== Records shown ==

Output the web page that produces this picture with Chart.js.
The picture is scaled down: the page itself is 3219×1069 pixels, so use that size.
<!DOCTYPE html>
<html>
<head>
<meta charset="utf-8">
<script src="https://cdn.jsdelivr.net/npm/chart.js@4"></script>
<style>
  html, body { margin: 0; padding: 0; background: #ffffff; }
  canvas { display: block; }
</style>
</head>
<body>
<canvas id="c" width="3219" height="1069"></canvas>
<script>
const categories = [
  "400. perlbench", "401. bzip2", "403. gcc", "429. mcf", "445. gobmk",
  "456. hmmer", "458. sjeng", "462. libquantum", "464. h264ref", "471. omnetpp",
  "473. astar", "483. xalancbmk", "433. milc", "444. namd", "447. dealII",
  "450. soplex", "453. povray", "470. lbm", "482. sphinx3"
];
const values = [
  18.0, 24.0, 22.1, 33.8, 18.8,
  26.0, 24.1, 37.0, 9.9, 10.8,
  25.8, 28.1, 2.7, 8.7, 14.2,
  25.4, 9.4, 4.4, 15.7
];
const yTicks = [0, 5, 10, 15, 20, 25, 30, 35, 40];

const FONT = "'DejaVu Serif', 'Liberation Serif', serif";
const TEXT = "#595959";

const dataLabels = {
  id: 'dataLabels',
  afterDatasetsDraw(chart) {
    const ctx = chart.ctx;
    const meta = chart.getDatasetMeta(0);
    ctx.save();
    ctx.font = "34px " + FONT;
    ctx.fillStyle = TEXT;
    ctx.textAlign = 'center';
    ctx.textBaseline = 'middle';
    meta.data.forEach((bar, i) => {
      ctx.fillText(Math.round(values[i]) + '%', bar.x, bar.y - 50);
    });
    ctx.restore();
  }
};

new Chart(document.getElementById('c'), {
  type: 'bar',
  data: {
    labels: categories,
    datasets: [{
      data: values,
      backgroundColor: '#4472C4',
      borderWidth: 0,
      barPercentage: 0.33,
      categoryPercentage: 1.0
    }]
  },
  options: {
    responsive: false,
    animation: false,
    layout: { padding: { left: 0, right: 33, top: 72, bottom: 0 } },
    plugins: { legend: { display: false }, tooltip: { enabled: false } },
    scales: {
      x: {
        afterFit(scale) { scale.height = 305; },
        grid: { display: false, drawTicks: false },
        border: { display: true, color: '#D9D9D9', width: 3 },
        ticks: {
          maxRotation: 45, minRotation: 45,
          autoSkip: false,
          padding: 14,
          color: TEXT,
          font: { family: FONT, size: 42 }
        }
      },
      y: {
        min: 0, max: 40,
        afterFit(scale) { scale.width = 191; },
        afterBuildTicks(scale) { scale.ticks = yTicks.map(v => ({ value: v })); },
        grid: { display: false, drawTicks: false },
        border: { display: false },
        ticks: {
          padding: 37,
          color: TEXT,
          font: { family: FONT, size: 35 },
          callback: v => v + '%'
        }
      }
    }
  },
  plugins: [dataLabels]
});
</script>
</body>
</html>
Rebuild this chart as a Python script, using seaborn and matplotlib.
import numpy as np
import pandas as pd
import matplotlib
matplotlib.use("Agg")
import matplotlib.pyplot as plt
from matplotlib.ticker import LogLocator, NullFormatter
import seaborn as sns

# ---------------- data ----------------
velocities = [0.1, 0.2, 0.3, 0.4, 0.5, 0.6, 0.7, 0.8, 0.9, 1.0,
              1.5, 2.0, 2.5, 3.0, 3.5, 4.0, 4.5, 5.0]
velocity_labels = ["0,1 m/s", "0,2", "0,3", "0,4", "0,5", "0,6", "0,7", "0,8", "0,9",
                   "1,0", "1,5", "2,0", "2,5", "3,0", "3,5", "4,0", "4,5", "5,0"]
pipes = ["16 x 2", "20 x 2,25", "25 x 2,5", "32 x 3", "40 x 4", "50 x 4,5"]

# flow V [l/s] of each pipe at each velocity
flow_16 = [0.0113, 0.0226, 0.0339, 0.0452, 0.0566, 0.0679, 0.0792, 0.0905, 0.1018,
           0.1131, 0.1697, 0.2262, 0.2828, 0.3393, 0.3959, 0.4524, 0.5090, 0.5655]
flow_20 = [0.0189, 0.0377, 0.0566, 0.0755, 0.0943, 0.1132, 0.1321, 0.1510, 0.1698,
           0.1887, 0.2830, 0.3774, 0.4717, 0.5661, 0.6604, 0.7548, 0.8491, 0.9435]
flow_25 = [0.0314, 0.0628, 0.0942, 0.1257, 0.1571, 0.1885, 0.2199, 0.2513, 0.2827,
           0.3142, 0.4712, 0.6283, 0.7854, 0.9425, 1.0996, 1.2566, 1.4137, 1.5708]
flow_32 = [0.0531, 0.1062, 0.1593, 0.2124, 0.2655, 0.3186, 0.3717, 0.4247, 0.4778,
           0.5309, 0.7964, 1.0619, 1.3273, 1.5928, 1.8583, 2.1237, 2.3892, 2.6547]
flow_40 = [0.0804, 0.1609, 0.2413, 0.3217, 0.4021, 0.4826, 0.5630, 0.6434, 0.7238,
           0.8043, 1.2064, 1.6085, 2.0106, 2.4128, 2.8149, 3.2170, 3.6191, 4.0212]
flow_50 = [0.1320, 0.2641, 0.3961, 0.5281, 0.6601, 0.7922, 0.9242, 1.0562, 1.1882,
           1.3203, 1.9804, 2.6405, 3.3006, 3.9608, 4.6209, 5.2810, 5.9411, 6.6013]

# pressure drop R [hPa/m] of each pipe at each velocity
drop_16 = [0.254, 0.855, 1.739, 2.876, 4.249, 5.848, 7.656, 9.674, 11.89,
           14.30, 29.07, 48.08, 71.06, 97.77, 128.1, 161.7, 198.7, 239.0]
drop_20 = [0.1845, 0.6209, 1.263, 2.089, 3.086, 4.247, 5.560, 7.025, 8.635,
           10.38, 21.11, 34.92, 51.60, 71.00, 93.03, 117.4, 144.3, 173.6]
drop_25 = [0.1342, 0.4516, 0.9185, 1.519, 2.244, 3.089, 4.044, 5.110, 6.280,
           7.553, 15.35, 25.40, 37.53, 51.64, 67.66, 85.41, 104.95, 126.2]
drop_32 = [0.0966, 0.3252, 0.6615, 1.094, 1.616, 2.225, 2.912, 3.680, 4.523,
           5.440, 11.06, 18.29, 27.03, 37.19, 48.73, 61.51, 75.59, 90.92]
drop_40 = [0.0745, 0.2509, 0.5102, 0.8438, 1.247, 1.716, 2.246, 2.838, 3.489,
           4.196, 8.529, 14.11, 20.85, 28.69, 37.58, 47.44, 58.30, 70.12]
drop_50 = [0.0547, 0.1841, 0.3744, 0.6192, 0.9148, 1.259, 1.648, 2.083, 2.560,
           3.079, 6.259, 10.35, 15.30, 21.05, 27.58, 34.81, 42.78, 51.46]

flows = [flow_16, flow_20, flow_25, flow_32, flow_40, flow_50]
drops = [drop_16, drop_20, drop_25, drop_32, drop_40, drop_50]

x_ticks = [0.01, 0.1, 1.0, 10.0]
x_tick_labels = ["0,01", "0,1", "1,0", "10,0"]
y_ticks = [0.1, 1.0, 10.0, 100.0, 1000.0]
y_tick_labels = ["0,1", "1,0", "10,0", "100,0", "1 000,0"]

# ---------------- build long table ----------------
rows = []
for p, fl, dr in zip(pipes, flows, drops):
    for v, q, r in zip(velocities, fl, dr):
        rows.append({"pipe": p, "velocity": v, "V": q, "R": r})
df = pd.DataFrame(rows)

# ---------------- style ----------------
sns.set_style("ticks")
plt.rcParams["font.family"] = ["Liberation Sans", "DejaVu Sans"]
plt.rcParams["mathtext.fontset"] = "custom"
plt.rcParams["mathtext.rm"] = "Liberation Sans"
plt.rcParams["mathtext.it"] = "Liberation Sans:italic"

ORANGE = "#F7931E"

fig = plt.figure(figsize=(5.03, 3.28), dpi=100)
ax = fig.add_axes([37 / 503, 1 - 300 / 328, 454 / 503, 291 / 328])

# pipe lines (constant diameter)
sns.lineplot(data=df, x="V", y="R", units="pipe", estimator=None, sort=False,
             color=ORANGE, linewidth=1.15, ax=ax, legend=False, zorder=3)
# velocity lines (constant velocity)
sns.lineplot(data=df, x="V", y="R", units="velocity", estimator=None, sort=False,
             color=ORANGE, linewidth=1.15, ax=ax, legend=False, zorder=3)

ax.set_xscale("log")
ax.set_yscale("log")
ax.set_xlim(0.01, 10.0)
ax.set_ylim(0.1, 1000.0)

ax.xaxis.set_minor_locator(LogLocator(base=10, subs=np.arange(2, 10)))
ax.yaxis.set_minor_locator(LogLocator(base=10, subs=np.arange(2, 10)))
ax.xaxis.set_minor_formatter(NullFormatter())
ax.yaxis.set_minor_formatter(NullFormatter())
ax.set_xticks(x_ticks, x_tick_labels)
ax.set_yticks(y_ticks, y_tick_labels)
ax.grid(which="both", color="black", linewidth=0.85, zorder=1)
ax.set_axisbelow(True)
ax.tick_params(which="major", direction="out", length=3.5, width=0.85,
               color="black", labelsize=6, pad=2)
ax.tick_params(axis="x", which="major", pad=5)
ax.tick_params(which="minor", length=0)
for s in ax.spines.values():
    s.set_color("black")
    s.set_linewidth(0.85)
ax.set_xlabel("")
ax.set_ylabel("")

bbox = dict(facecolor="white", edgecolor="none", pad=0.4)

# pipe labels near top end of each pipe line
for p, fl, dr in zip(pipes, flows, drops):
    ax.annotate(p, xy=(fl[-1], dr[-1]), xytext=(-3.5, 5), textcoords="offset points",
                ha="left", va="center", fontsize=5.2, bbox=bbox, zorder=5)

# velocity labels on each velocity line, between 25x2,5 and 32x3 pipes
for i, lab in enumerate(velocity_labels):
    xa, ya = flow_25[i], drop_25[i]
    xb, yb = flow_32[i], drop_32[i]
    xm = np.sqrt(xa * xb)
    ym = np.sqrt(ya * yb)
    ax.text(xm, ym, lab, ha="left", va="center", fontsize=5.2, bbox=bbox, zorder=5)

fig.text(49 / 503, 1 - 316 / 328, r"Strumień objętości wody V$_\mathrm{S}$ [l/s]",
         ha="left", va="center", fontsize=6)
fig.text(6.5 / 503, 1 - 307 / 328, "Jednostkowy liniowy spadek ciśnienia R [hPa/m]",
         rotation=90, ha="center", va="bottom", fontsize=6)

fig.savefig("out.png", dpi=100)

===

▶ _Exercise directions_:
Look back at the entries above and repeat, unchanged, every line from the line holding "Rebuild this chart" through the line holding "5.2810, 5.9411, 6.6013]".

▶ _Response to this task_:
Rebuild this chart as a Python script, using seaborn and matplotlib.
import numpy as np
import pandas as pd
import matplotlib
matplotlib.use("Agg")
import matplotlib.pyplot as plt
from matplotlib.ticker import LogLocator, NullFormatter
import seaborn as sns

# ---------------- data ----------------
velocities = [0.1, 0.2, 0.3, 0.4, 0.5, 0.6, 0.7, 0.8, 0.9, 1.0,
              1.5, 2.0, 2.5, 3.0, 3.5, 4.0, 4.5, 5.0]
velocity_labels = ["0,1 m/s", "0,2", "0,3", "0,4", "0,5", "0,6", "0,7", "0,8", "0,9",
                   "1,0", "1,5", "2,0", "2,5", "3,0", "3,5", "4,0", "4,5", "5,0"]
pipes = ["16 x 2", "20 x 2,25", "25 x 2,5", "32 x 3", "40 x 4", "50 x 4,5"]

# flow V [l/s] of each pipe at each velocity
flow_16 = [0.0113, 0.0226, 0.0339, 0.0452, 0.0566, 0.0679, 0.0792, 0.0905, 0.1018,
           0.1131, 0.1697, 0.2262, 0.2828, 0.3393, 0.3959, 0.4524, 0.5090, 0.5655]
flow_20 = [0.0189, 0.0377, 0.0566, 0.0755, 0.0943, 0.1132, 0.1321, 0.1510, 0.1698,
           0.1887, 0.2830, 0.3774, 0.4717, 0.5661, 0.6604, 0.7548, 0.8491, 0.9435]
flow_25 = [0.0314, 0.0628, 0.0942, 0.1257, 0.1571, 0.1885, 0.2199, 0.2513, 0.2827,
           0.3142, 0.4712, 0.6283, 0.7854, 0.9425, 1.0996, 1.2566, 1.4137, 1.5708]
flow_32 = [0.0531, 0.1062, 0.1593, 0.2124, 0.2655, 0.3186, 0.3717, 0.4247, 0.4778,
           0.5309, 0.7964, 1.0619, 1.3273, 1.5928, 1.8583, 2.1237, 2.3892, 2.6547]
flow_40 = [0.0804, 0.1609, 0.2413, 0.3217, 0.4021, 0.4826, 0.5630, 0.6434, 0.7238,
           0.8043, 1.2064, 1.6085, 2.0106, 2.4128, 2.8149, 3.2170, 3.6191, 4.0212]
flow_50 = [0.1320, 0.2641, 0.3961, 0.5281, 0.6601, 0.7922, 0.9242, 1.0562, 1.1882,
           1.3203, 1.9804, 2.6405, 3.3006, 3.9608, 4.6209, 5.2810, 5.9411, 6.6013]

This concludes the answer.